Write out again exactly the lines from the one containing "Give me the Plotly source for this chart." through the one containing "import plotly.graph_objects as go", both included, and omit the pictures.
•••••
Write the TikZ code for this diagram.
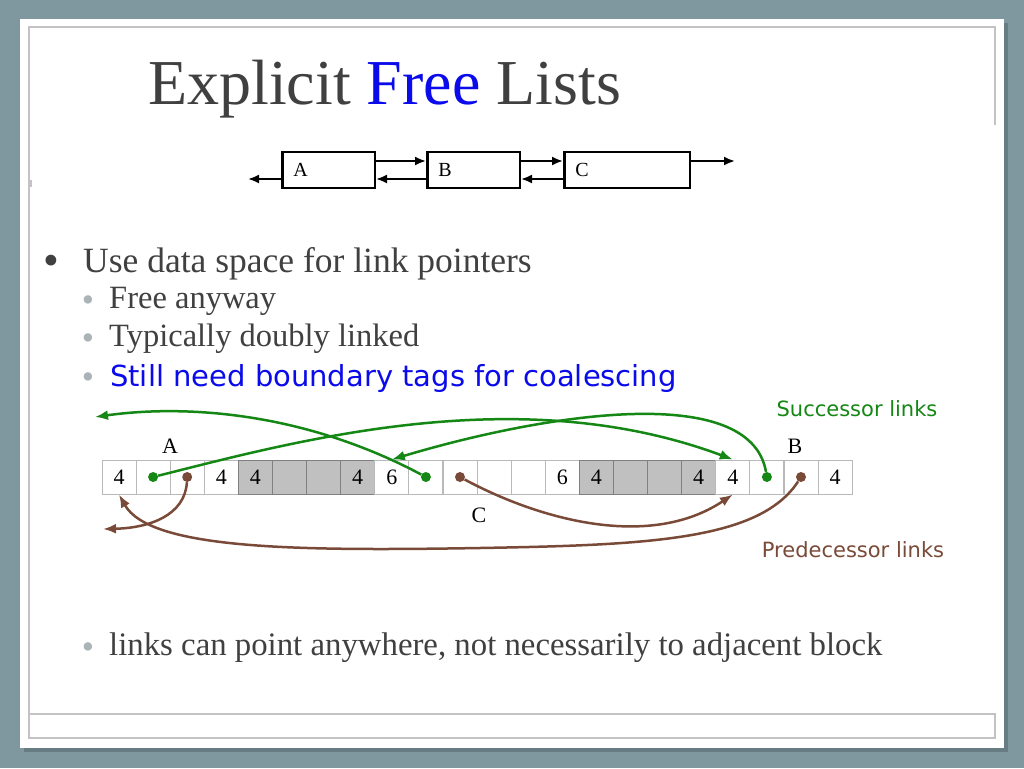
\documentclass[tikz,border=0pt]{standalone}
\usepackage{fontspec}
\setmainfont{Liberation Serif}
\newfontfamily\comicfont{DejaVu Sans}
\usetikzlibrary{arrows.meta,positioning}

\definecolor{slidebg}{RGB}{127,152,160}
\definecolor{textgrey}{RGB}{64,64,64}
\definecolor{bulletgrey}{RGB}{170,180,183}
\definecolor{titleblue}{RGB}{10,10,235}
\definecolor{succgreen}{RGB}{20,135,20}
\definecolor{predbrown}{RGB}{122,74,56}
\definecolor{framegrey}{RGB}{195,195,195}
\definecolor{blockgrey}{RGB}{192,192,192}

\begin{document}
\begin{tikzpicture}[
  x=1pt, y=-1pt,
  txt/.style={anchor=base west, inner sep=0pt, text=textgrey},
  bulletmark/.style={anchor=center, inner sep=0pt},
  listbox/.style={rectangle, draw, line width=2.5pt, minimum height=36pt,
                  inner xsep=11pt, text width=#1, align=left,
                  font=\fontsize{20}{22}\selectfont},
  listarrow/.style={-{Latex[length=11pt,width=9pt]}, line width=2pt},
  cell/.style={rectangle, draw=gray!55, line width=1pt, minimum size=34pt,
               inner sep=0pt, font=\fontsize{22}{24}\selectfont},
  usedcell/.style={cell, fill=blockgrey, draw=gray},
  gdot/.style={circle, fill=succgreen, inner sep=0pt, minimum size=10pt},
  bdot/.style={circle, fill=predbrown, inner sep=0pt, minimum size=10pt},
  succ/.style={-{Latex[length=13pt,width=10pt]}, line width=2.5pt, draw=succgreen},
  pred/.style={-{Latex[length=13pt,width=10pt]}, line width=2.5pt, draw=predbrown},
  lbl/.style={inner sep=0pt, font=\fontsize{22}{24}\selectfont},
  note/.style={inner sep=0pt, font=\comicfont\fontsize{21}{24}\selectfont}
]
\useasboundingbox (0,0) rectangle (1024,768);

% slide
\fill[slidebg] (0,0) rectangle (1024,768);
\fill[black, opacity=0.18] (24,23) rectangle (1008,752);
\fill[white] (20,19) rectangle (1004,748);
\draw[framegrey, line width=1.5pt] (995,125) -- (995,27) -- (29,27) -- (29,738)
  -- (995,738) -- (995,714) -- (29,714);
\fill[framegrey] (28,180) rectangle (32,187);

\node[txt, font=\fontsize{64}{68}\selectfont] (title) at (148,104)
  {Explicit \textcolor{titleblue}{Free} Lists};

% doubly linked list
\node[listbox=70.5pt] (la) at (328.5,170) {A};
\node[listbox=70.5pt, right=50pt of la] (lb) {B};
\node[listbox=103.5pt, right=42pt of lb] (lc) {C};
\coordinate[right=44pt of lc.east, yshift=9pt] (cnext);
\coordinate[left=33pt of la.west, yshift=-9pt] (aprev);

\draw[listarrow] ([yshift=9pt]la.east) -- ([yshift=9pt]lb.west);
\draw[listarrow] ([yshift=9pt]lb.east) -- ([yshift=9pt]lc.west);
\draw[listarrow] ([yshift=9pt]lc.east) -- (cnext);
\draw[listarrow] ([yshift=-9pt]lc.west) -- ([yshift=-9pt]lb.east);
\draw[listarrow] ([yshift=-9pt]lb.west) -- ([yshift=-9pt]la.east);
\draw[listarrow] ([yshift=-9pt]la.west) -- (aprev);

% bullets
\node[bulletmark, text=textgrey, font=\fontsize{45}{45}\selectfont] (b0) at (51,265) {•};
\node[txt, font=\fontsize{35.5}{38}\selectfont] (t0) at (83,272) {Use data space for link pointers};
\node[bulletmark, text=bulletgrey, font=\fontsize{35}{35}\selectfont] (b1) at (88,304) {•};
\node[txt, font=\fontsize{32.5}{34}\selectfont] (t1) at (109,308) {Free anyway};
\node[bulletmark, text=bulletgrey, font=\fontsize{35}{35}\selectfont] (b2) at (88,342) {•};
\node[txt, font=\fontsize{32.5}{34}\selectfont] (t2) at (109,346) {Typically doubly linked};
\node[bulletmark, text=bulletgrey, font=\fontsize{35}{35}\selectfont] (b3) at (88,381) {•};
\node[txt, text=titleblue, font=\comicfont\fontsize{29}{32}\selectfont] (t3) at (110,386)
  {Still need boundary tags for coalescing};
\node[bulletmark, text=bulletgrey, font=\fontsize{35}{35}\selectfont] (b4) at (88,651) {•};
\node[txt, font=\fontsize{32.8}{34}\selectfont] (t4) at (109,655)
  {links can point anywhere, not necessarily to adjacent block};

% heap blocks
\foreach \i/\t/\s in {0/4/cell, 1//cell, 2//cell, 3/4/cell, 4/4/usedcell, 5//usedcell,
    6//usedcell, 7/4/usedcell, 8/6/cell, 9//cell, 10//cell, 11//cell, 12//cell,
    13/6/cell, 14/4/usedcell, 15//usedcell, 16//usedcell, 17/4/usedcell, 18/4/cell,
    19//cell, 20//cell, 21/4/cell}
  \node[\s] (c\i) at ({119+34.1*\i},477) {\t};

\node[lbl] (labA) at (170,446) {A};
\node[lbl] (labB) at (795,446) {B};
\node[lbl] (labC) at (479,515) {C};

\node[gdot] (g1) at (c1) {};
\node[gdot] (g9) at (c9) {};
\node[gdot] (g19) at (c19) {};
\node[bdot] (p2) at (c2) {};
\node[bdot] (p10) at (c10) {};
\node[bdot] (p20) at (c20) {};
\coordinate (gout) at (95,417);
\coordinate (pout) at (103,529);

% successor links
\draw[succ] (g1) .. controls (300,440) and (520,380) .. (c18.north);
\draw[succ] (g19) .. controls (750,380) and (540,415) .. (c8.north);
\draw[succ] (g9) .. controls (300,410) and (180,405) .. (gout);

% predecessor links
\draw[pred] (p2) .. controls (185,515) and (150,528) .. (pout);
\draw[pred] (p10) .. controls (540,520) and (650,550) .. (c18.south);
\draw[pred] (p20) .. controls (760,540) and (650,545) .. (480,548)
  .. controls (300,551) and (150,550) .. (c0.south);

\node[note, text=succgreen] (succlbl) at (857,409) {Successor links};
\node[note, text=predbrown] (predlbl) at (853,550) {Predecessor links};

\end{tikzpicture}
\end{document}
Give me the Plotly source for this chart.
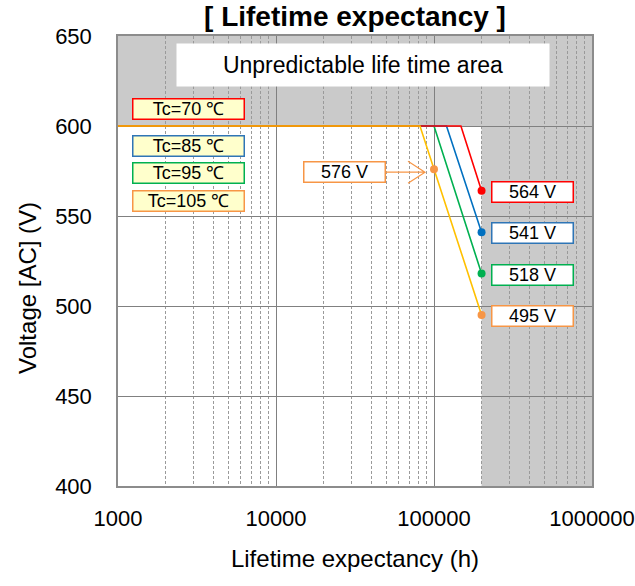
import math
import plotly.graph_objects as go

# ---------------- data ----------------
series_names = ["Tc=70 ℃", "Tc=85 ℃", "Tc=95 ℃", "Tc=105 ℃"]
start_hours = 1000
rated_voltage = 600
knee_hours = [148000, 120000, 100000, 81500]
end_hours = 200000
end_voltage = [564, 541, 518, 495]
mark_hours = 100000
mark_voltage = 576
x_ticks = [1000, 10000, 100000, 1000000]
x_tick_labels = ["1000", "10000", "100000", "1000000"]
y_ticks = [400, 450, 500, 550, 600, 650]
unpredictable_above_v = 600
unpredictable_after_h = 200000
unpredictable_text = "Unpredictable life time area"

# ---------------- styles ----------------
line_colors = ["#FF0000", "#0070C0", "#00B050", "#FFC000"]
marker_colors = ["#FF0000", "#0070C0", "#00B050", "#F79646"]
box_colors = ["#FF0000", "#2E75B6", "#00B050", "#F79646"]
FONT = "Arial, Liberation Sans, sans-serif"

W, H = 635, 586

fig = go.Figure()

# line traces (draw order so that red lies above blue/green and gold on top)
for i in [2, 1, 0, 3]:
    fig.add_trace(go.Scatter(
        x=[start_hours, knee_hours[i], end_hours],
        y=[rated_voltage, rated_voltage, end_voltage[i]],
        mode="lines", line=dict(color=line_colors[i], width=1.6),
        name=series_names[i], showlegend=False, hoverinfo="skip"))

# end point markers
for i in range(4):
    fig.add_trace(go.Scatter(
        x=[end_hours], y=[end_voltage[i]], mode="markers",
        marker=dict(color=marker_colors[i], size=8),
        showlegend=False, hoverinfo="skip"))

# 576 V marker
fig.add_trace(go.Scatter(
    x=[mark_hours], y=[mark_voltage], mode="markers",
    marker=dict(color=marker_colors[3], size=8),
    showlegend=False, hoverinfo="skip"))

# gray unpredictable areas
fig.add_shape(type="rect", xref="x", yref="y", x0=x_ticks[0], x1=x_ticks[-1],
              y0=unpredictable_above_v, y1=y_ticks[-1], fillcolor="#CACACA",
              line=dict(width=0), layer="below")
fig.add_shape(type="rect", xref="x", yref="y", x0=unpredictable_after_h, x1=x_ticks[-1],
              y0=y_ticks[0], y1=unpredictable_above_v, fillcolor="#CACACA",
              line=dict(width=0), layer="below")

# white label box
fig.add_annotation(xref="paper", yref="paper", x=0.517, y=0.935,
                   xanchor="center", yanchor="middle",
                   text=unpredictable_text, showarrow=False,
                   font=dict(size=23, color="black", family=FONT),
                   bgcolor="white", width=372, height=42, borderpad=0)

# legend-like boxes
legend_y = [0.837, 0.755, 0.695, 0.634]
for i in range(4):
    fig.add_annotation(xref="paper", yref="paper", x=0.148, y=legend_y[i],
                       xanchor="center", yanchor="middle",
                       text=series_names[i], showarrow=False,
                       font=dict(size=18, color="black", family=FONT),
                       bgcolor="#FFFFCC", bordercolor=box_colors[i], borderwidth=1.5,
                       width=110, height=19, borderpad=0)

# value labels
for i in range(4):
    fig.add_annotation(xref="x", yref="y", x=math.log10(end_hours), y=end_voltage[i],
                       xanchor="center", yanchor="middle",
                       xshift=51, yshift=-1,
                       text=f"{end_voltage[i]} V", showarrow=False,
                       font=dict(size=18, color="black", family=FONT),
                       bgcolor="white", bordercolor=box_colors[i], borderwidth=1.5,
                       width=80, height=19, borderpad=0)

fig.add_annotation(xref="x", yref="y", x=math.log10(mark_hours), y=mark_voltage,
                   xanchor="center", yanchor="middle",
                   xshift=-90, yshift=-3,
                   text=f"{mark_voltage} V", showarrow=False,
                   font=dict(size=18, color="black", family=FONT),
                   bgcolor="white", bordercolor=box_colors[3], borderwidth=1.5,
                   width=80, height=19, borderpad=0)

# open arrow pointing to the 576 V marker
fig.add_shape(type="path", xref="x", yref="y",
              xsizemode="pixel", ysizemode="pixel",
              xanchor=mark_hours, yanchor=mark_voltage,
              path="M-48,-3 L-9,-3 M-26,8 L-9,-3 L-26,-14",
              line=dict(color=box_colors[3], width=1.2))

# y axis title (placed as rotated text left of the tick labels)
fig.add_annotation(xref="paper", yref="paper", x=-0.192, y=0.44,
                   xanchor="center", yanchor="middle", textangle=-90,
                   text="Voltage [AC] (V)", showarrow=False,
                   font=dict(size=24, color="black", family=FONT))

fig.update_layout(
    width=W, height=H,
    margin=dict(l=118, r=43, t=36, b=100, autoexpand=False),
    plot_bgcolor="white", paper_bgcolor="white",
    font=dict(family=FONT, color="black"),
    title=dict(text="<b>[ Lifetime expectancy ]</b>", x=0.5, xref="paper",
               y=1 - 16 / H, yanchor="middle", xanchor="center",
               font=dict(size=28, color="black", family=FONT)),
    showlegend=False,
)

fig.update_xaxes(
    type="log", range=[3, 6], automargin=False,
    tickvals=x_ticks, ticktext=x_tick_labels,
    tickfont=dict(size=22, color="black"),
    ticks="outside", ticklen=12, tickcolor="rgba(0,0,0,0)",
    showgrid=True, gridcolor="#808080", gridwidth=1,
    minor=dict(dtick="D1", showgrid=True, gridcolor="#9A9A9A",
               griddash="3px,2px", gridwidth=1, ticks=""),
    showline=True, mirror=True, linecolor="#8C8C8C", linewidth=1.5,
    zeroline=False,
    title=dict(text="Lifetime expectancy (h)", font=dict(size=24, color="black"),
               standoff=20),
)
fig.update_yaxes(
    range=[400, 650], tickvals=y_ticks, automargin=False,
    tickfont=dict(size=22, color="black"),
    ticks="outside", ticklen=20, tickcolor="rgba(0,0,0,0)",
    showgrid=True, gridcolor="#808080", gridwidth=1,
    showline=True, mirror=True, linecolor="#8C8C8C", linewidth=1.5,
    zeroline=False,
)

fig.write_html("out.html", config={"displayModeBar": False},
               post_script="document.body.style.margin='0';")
•••••
▶ _PROBLEM SOLUTION_
Give me the Plotly source for this chart.
import math
import plotly.graph_objects as go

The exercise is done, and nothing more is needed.